◆ What is needed:
Using the records below, locate all lines containing "this" and return them.

Stored items from a collection:
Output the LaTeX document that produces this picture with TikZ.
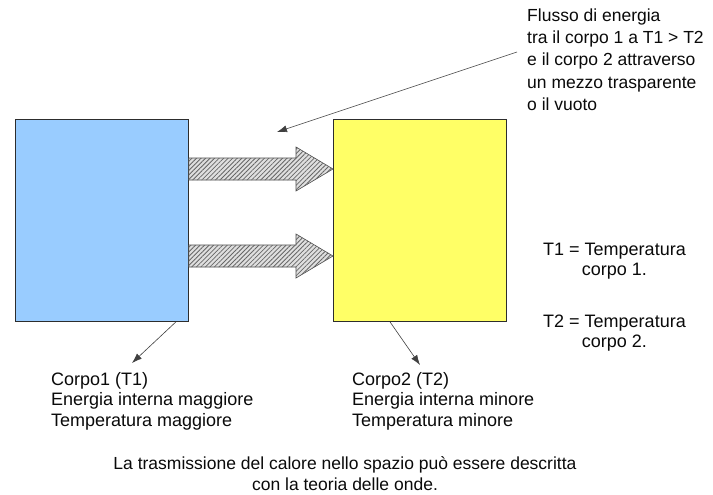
\documentclass[tikz,border=0pt]{standalone}
\usepackage{fontspec}
\setmainfont{Liberation Sans}
\usetikzlibrary{patterns.meta,calc,arrows.meta}
\definecolor{bodyblue}{RGB}{153,204,255}
\definecolor{bodyyellow}{RGB}{255,255,102}
\definecolor{edge}{RGB}{45,45,45}
\definecolor{txt}{RGB}{10,10,10}
\newcommand\flowarrow[1]{%
  \draw[flow] ($(b1.north east)+(0,#1-11)$) -- ($(b2.north west)+(-37,#1-11)$)
    -- ($(b2.north west)+(-37,#1-22)$) -- ($(b2.north west)+(0,#1)$)
    -- ($(b2.north west)+(-37,#1+22)$) -- ($(b2.north west)+(-37,#1+11)$)
    -- ($(b1.north east)+(0,#1+11)$) -- cycle;}
\begin{document}
\begin{tikzpicture}[x=1pt,y=-1pt,
  body/.style={draw=edge, line width=0.9pt, inner sep=0pt, minimum width=173pt, minimum height=202pt, anchor=north west},
  lbl/.style={anchor=north west, inner sep=0pt, font=\fontsize{18}{20.5}\selectfont, align=left, text=txt},
  ptr/.style={-{Latex[length=10pt,width=7pt]}, draw=black!75, line width=0.6pt},
  flow/.style={draw=black!70, line width=0.6pt, fill=gray!25,
    postaction={pattern={Lines[angle=45,distance=3.2pt,line width=0.8pt]}, pattern color=black!60}}]
\path[use as bounding box, fill=white] (0,0) rectangle (713,495);
\node[body, fill=bodyblue] (b1) at (15,119) {};
\node[body, fill=bodyyellow] (b2) at (333,119) {};
\flowarrow{50}
\flowarrow{137}
\node[lbl, font=\fontsize{17.5}{22.3}\selectfont] (flux) at (527,8.5) {Flusso di energia\\tra il corpo 1 a T1 > T2\\e il corpo 2 attraverso\\un mezzo trasparente\\o il vuoto};
\coordinate (fluxend) at (517,52);
\coordinate (fluxtip) at (277,132);
\draw[ptr] (fluxend) -- (fluxtip);
\node[lbl, align=center] (t1) at (543,242.5) {T1 = Temperatura\\corpo 1.};
\node[lbl, align=center] (t2) at (543,314.5) {T2 = Temperatura\\corpo 2.};
\node[lbl] (c1) at (51,372) {Corpo1 (T1)\\Energia interna maggiore\\Temperatura maggiore};
\node[lbl] (c2) at (352,372) {Corpo2 (T2)\\Energia interna minore\\Temperatura minore};
\node[lbl, anchor=north, align=center, font=\fontsize{17.5}{20.5}\selectfont] (note) at (345,456.5) {La trasmissione del calore nello spazio può essere descritta\\con la teoria delle onde.};
\draw[ptr] ($(b1.south east)+(-13,0)$) -- ($(c1.north west)+(81,-9)$);
\draw[ptr] ($(b2.south west)+(57,0)$) -- ($(c2.north west)+(68,-7)$);
\end{tikzpicture}
\end{document}
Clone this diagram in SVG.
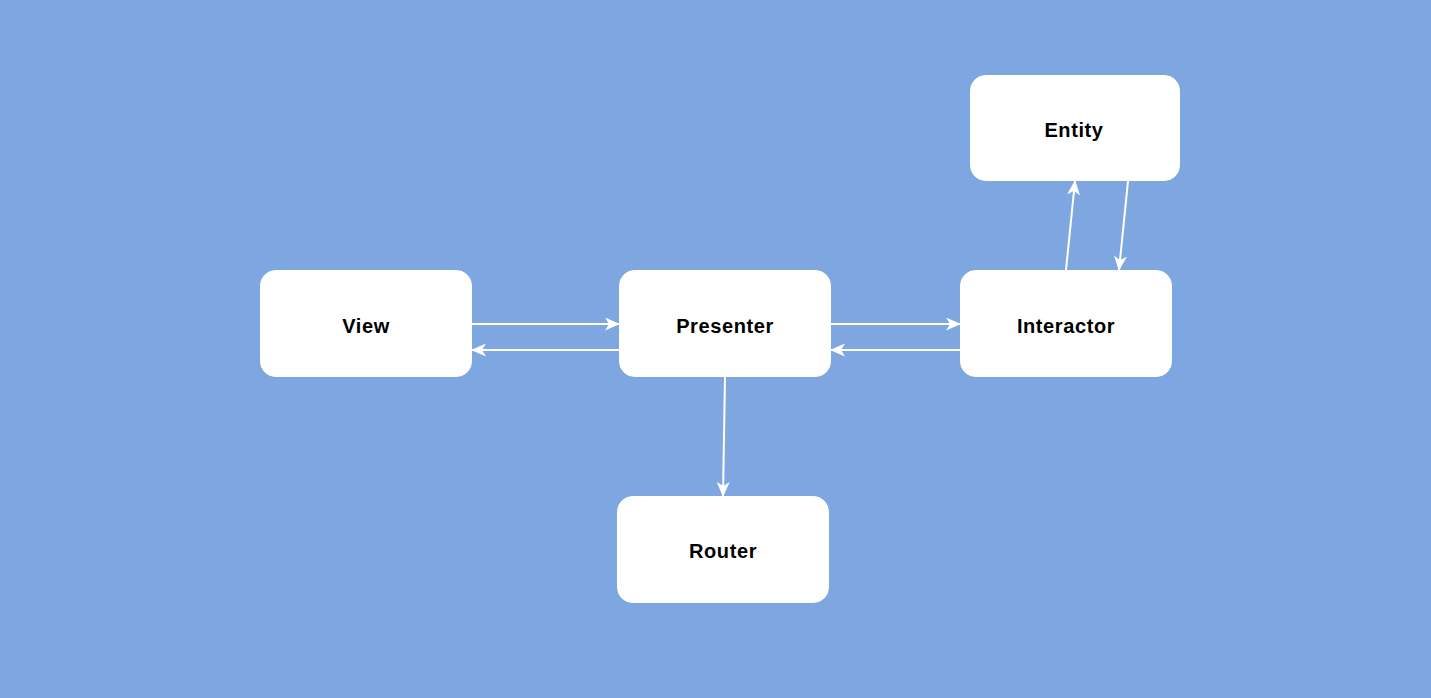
<svg xmlns="http://www.w3.org/2000/svg" width="1431" height="698" viewBox="0 0 1431 698">
<style>
.node rect{fill:#ffffff;stroke:#ffffff;stroke-width:1}
.node text{font-family:"Liberation Sans",Arial,sans-serif;font-weight:bold;font-size:20px;letter-spacing:0.6px;fill:#000000;text-anchor:middle;dominant-baseline:central}
.edge{stroke:#ffffff;stroke-width:2;fill:none;marker-end:url(#arr)}
</style>
<defs>
<marker id="arr" viewBox="0 0 15 13" refX="14" refY="6.5" markerWidth="15" markerHeight="13" markerUnits="userSpaceOnUse" orient="auto">
<path d="M0,0 L15,6.5 L0,13 L4,6.5 Z" fill="#ffffff"/>
</marker>
</defs>
<rect x="0" y="0" width="1431" height="698" fill="#7ea6e0"/>
<g id="connectors">
<line class="edge" x1="472" y1="324" x2="619" y2="324"/>
<line class="edge" x1="619" y1="350" x2="472" y2="350"/>
<line class="edge" x1="831" y1="324" x2="960" y2="324"/>
<line class="edge" x1="960" y1="350" x2="831" y2="350"/>
<line class="edge" x1="1066" y1="270" x2="1075" y2="181"/>
<line class="edge" x1="1128" y1="181" x2="1119" y2="270"/>
<line class="edge" x1="725" y1="377" x2="723" y2="496"/>
</g>
<g id="view" class="node"><rect x="260.5" y="270.5" width="211" height="106" rx="15"/><text x="366" y="326">View</text></g>
<g id="presenter" class="node"><rect x="619.5" y="270.5" width="211" height="106" rx="15"/><text x="725" y="326">Presenter</text></g>
<g id="interactor" class="node"><rect x="960.5" y="270.5" width="211" height="106" rx="15"/><text x="1066" y="326">Interactor</text></g>
<g id="entity" class="node"><rect x="970.5" y="75.5" width="209" height="105" rx="15"/><text x="1074" y="130">Entity</text></g>
<g id="router" class="node"><rect x="617.5" y="496.5" width="211" height="106" rx="15"/><text x="723" y="551">Router</text></g>
</svg>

◆ The answer:
Output the LaTeX document that produces this picture with TikZ.
Clone this diagram in SVG.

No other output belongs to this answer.